I am putting my hand up to say that we are overdoing the safety thing. Of course, safety is important but it's not the only thing that's important and I fear that we are making ourselves over-anxious worrying always about what could and might happen.
It can't be good for our health.
The dizzy limit was Wellington packing up for the afternoon after an earthquake. There were no reports of anyone hurt or any building damage. The mass exodus, coupled with the shutdown of the trains (for safety reasons), gridlocked the city and ground the motorway to a halt.
I am all for closing down Wellington at least one day a week. The savings in terms of spending and less red tape would be substantial. But shutting Wellington down should be a policy decision, not a safety one.
We look a pack of losers when a slight tremor sees us down tools, en masse, and head home to weep and wail too scared to sleep.
Last week I was driving through what had been the Christchurch CBD only to be diverted by dozens of road cones with the obligatory road safety truck making sure I was aware there was a hazard.
I negotiated the cones but was struggling to see the hazard. There it was! A drain cover right beside the gutter was lifted.
Two lanes of traffic were diverted and two people were assigned to warn motorists of an open drain cover that wasn't even in the roadway. The real hazard was the cones and the resulting confusion. It was completely over the top.

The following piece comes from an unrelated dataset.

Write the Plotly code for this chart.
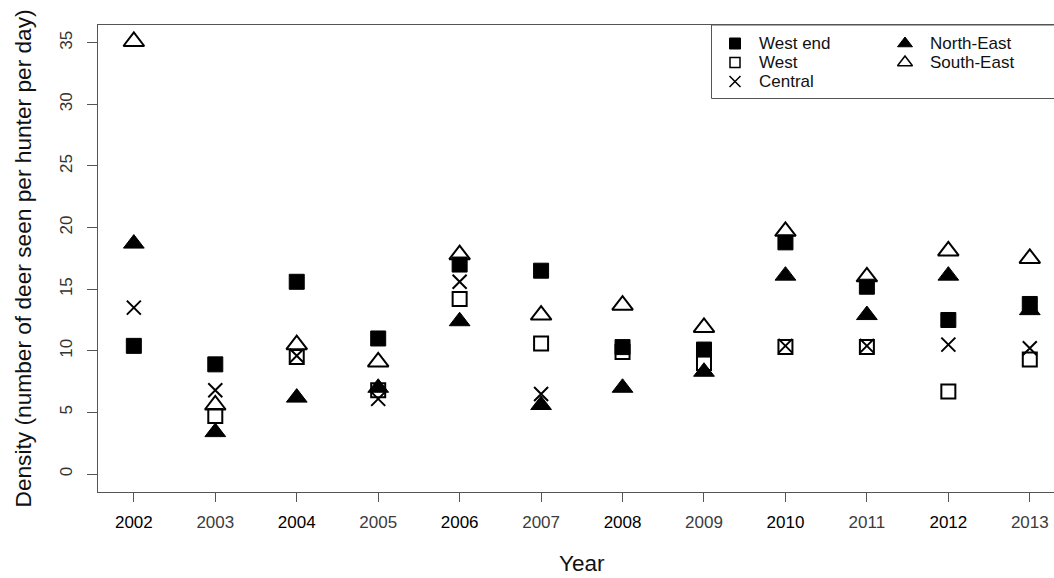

I recall a clip recently replayed on TV of a middle-aged lady speaking most calmly after surviving the Wahine disaster that killed 51 people. She had washed ashore in a life-raft following a perilous trip.
She was matter-of-fact about it, explaining how well they were being looked after, with the police supplying a hot drink and a blanket and she would soon be boarding a bus to take her to the station to catch the train home.
She was brave and she was tough. Imagine her now.
The TV wouldn't stop until they had got her bawling and blaming John Key for failing to provide maritime safety.
She would be seeking compensation and a team of counsellors would be working her over for stress.
Years later she would still be on the news demanding that more be done.
Of course, we should take care. But we shouldn't live in fear of what can happen. And we shouldn't pack ourselves in cotton wool. We need to harden up. After all, one day something could really happen.